Data provided>
################

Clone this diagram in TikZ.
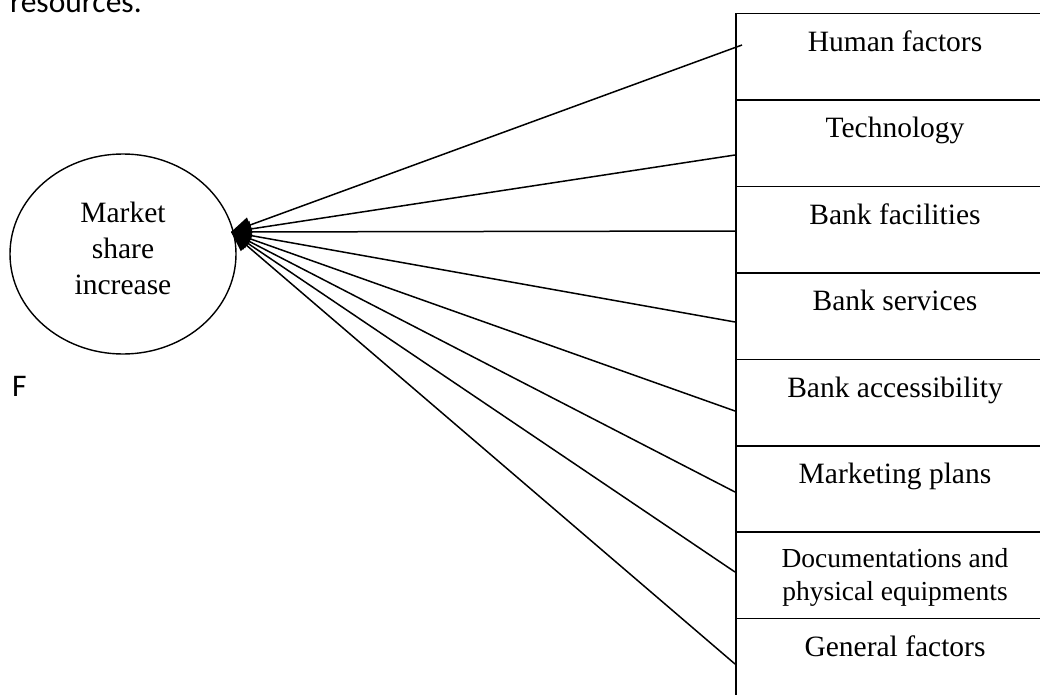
\documentclass[tikz,border=0pt]{standalone}
\usepackage{fontspec}
\setmainfont{Liberation Serif}
\newfontfamily\calib{Carlito}
\usetikzlibrary{arrows.meta,shapes.geometric}
\tikzset{
  lbl/.style={anchor=base,inner sep=0pt,font=\fontsize{29.5}{34}\selectfont},
  smalllbl/.style={anchor=base,inner sep=0pt,font=\fontsize{27.5}{33}\selectfont},
  boxcell/.style={draw,line width=1.5pt,rectangle,minimum width=340pt,minimum height=86.4pt,anchor=north west,inner sep=0pt},
  conn/.style={line width=1.5pt,-{Triangle[length=20pt,width=16pt]}},
  bodytext/.style={anchor=base west,inner sep=0pt,font=\calib\fontsize{31.5}{36}\selectfont}
}
\begin{document}
\begin{tikzpicture}[x=1pt,y=-1pt]
\useasboundingbox (0,0) rectangle (1040,695);
\clip (0,0) rectangle (1040,695);
% page text
\node[bodytext] (res) at (10,13) {resources.};
\node[bodytext] (f) at (12,396) {F};
% ellipse
\node[draw,ellipse,line width=1.4pt,minimum width=226pt,minimum height=200pt,inner sep=0pt] (ms) at (123,254) {};
\node[lbl] (t1) at (123,222) {Market};
\node[lbl] (t2) at (123,258) {share};
\node[lbl] (t3) at (123,294) {increase};
% boxes
\node[boxcell] (b1) at (735,13) {};
\node[boxcell] (b2) at (735,99.4) {};
\node[boxcell] (b3) at (735,185.8) {};
\node[boxcell] (b4) at (735,272.2) {};
\node[boxcell] (b5) at (735,358.6) {};
\node[boxcell] (b6) at (735,445) {};
\node[boxcell] (b7) at (735,531.4) {};
\node[boxcell,minimum height=120pt] (b8) at (735,617.8) {};
% box labels
\node[lbl] (l1) at (895,52) {Human factors};
\node[lbl] (l2) at (895,138) {Technology};
\node[lbl] (l3) at (895,224) {Bank facilities};
\node[lbl] (l4) at (895,310) {Bank services};
\node[lbl] (l5) at (895,397) {Bank accessibility};
\node[lbl] (l6) at (895,483) {Marketing plans};
\node[smalllbl] (l7a) at (895,567) {Documentations and};
\node[smalllbl] (l7b) at (895,600) {physical equipments};
\node[lbl] (l8) at (895,656) {General factors};
% connector ends
\coordinate (tip) at (231,232);
\coordinate (c1) at (742,45);
\coordinate (c2) at (735,155);
\coordinate (c3) at (735,231);
\coordinate (c4) at (735,322);
\coordinate (c5) at (735,411);
\coordinate (c6) at (735,492);
\coordinate (c7) at (735,572);
\coordinate (c8) at (735,664);
\foreach \c in {c1,c2,c3,c4,c5,c6,c7,c8}{
  \draw[conn] (\c) -- (tip);
}
\end{tikzpicture}
\end{document}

################

Exercise> Copy the material shown above in full and exactly. Skip the pictures.

Finished answer>
Clone this diagram in TikZ.
\documentclass[tikz,border=0pt]{standalone}
\usepackage{fontspec}
\setmainfont{Liberation Serif}
\newfontfamily\calib{Carlito}
\usetikzlibrary{arrows.meta,shapes.geometric}
\tikzset{
  lbl/.style={anchor=base,inner sep=0pt,font=\fontsize{29.5}{34}\selectfont},
  smalllbl/.style={anchor=base,inner sep=0pt,font=\fontsize{27.5}{33}\selectfont},
  boxcell/.style={draw,line width=1.5pt,rectangle,minimum width=340pt,minimum height=86.4pt,anchor=north west,inner sep=0pt},
  conn/.style={line width=1.5pt,-{Triangle[length=20pt,width=16pt]}},
  bodytext/.style={anchor=base west,inner sep=0pt,font=\calib\fontsize{31.5}{36}\selectfont}
}
\begin{document}
\begin{tikzpicture}[x=1pt,y=-1pt]
\useasboundingbox (0,0) rectangle (1040,695);
\clip (0,0) rectangle (1040,695);
% page text
\node[bodytext] (res) at (10,13) {resources.};
\node[bodytext] (f) at (12,396) {F};
% ellipse
\node[draw,ellipse,line width=1.4pt,minimum width=226pt,minimum height=200pt,inner sep=0pt] (ms) at (123,254) {};
\node[lbl] (t1) at (123,222) {Market};
\node[lbl] (t2) at (123,258) {share};
\node[lbl] (t3) at (123,294) {increase};
% boxes
\node[boxcell] (b1) at (735,13) {};
\node[boxcell] (b2) at (735,99.4) {};
\node[boxcell] (b3) at (735,185.8) {};
\node[boxcell] (b4) at (735,272.2) {};
\node[boxcell] (b5) at (735,358.6) {};
\node[boxcell] (b6) at (735,445) {};
\node[boxcell] (b7) at (735,531.4) {};
\node[boxcell,minimum height=120pt] (b8) at (735,617.8) {};
% box labels
\node[lbl] (l1) at (895,52) {Human factors};
\node[lbl] (l2) at (895,138) {Technology};
\node[lbl] (l3) at (895,224) {Bank facilities};
\node[lbl] (l4) at (895,310) {Bank services};
\node[lbl] (l5) at (895,397) {Bank accessibility};
\node[lbl] (l6) at (895,483) {Marketing plans};
\node[smalllbl] (l7a) at (895,567) {Documentations and};
\node[smalllbl] (l7b) at (895,600) {physical equipments};
\node[lbl] (l8) at (895,656) {General factors};
% connector ends
\coordinate (tip) at (231,232);
\coordinate (c1) at (742,45);
\coordinate (c2) at (735,155);
\coordinate (c3) at (735,231);
\coordinate (c4) at (735,322);
\coordinate (c5) at (735,411);
\coordinate (c6) at (735,492);
\coordinate (c7) at (735,572);
\coordinate (c8) at (735,664);
\foreach \c in {c1,c2,c3,c4,c5,c6,c7,c8}{
  \draw[conn] (\c) -- (tip);
}
\end{tikzpicture}
\end{document}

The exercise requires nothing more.